**Work to do:**
In the records that follow, locate every line with "this" and extract it.

**Data to use:**

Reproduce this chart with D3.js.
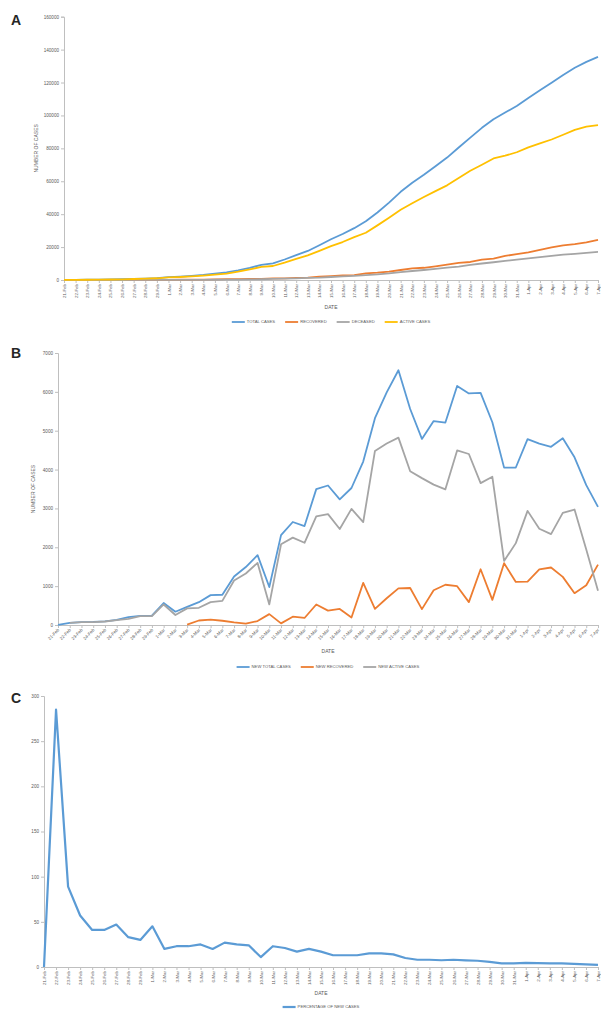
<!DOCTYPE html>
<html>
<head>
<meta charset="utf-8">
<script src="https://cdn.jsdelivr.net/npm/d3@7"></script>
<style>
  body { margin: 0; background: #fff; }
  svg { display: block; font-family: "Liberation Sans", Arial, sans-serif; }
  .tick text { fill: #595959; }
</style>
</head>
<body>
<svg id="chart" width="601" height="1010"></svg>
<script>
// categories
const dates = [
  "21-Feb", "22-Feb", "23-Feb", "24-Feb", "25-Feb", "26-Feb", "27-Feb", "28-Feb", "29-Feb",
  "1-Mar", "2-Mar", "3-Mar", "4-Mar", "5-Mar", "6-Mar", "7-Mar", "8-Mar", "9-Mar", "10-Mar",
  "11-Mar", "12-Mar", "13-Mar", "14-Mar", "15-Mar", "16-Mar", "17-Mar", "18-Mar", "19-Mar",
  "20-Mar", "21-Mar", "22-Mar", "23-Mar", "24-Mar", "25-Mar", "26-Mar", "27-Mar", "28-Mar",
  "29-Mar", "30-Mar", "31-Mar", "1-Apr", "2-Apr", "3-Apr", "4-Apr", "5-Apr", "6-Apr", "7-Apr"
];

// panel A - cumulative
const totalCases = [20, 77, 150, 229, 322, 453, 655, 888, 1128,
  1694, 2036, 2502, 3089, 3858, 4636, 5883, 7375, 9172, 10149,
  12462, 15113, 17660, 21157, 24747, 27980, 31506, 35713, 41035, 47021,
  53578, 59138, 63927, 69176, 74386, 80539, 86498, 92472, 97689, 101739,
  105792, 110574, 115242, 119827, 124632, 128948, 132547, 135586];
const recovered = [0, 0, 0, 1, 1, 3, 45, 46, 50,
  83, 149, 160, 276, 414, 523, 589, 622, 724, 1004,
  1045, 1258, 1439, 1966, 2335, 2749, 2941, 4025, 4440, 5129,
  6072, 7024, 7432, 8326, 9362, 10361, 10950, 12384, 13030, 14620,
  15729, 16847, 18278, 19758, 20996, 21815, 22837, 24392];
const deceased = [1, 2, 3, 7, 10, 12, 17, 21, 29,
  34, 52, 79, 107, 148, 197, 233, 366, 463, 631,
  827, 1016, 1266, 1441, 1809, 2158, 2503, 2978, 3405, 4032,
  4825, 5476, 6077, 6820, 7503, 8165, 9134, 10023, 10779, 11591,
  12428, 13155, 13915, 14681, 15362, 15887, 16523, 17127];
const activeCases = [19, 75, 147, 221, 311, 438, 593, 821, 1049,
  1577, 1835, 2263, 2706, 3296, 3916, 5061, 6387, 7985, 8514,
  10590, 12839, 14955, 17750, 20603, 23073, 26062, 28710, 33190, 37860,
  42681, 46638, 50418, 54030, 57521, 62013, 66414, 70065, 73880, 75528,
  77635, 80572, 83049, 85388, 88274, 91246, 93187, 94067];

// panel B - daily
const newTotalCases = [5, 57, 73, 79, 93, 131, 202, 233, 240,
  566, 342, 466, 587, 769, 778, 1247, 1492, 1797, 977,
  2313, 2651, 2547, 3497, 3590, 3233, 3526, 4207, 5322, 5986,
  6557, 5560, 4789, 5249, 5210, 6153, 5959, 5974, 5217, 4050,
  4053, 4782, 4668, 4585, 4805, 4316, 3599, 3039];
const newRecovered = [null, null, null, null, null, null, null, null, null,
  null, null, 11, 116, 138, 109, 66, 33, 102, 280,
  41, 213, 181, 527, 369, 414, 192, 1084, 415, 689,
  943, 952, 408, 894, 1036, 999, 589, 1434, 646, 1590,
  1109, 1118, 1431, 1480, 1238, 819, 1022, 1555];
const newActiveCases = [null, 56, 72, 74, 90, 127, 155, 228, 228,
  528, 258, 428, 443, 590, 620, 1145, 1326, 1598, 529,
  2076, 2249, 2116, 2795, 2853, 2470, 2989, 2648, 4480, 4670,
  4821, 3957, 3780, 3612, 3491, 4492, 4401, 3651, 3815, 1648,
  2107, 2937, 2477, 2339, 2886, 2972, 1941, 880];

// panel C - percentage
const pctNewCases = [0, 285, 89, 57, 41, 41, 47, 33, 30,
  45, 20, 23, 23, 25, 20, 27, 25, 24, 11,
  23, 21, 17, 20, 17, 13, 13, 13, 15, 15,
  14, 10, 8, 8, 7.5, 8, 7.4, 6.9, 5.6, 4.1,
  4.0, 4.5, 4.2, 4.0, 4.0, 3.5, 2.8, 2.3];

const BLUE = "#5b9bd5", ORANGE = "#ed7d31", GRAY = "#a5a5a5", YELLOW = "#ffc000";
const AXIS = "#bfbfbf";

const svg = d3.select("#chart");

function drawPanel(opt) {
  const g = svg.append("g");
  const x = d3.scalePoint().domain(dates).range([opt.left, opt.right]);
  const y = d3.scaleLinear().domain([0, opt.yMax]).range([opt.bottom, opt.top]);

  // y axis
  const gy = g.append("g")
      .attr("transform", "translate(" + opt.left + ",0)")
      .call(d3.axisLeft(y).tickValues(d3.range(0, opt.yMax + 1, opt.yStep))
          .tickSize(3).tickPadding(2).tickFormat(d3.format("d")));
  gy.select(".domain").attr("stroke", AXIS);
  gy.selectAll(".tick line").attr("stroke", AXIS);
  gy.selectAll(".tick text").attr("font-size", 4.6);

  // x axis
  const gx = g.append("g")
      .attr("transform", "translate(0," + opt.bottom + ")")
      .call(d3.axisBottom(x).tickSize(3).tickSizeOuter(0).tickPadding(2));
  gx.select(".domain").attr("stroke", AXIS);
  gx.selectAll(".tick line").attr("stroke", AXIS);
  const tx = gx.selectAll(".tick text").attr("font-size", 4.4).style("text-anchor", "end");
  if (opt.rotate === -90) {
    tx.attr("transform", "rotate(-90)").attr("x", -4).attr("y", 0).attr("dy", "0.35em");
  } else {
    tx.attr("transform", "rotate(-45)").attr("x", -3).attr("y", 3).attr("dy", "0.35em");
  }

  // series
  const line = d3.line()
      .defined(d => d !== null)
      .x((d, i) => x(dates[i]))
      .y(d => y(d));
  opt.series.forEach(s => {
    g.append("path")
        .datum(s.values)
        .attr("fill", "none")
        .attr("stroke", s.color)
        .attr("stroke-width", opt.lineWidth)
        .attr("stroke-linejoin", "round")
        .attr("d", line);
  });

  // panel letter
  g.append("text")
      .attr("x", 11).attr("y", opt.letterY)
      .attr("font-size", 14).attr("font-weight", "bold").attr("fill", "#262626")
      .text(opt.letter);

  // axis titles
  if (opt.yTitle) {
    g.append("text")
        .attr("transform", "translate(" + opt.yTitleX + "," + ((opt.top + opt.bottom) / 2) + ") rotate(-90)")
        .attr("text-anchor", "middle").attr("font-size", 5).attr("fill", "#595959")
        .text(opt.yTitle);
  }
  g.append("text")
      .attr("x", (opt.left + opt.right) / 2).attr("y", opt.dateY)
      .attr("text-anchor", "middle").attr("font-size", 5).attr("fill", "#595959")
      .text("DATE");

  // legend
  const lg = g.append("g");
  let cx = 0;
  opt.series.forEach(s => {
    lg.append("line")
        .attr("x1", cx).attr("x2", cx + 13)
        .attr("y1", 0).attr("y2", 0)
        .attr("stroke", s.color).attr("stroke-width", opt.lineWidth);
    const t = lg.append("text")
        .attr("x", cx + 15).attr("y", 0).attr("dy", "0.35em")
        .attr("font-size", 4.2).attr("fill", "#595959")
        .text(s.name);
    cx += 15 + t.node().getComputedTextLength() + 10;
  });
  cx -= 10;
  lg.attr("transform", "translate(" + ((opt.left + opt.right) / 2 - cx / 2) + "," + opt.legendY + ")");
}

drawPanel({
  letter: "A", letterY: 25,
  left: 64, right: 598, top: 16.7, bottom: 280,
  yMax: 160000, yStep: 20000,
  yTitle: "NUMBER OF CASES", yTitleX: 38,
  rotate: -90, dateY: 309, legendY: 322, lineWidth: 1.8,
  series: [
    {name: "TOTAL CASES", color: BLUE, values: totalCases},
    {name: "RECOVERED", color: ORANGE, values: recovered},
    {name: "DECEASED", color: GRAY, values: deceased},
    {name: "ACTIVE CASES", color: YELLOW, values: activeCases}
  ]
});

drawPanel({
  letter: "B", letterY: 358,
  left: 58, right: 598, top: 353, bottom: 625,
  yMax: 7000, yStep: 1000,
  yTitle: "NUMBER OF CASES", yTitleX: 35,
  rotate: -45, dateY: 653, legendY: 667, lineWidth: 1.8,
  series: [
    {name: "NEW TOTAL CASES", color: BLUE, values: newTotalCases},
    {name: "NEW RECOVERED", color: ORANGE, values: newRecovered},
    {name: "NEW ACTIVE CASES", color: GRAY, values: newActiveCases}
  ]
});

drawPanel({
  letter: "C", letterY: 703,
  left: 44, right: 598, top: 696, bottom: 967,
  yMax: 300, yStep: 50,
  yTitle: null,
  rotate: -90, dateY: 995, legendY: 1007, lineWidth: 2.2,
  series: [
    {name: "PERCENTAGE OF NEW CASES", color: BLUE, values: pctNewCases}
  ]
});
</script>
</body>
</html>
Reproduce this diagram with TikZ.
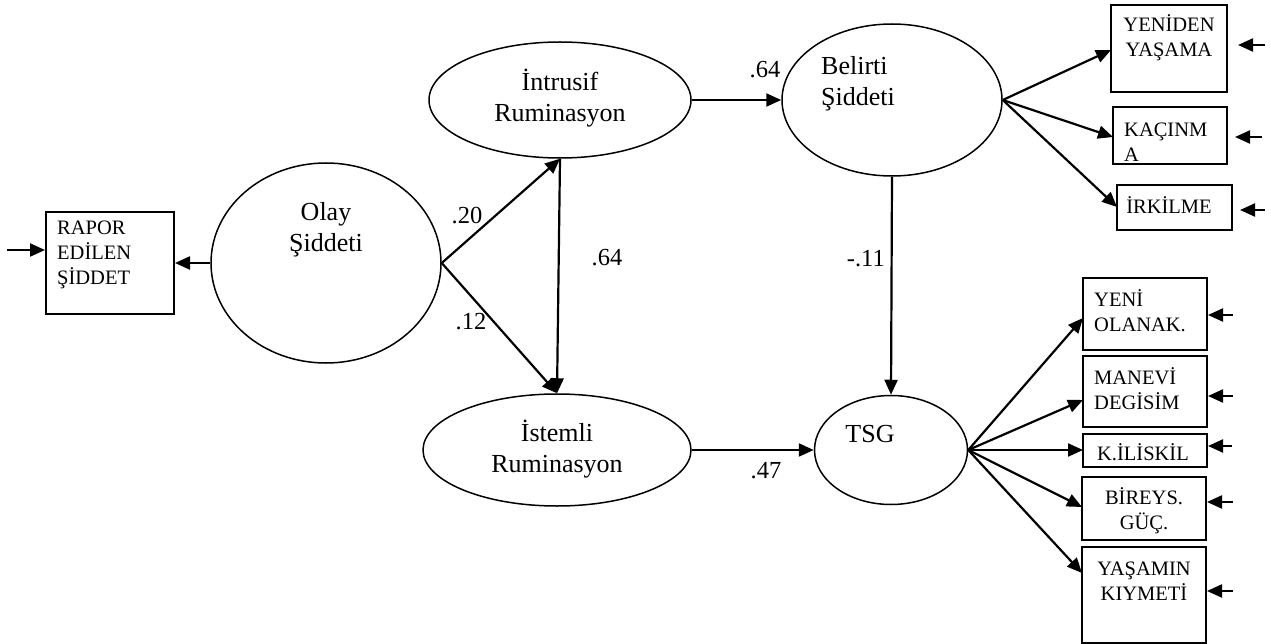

**Written answer:**
Reproduce this chart with D3.js.
Reproduce this diagram with TikZ.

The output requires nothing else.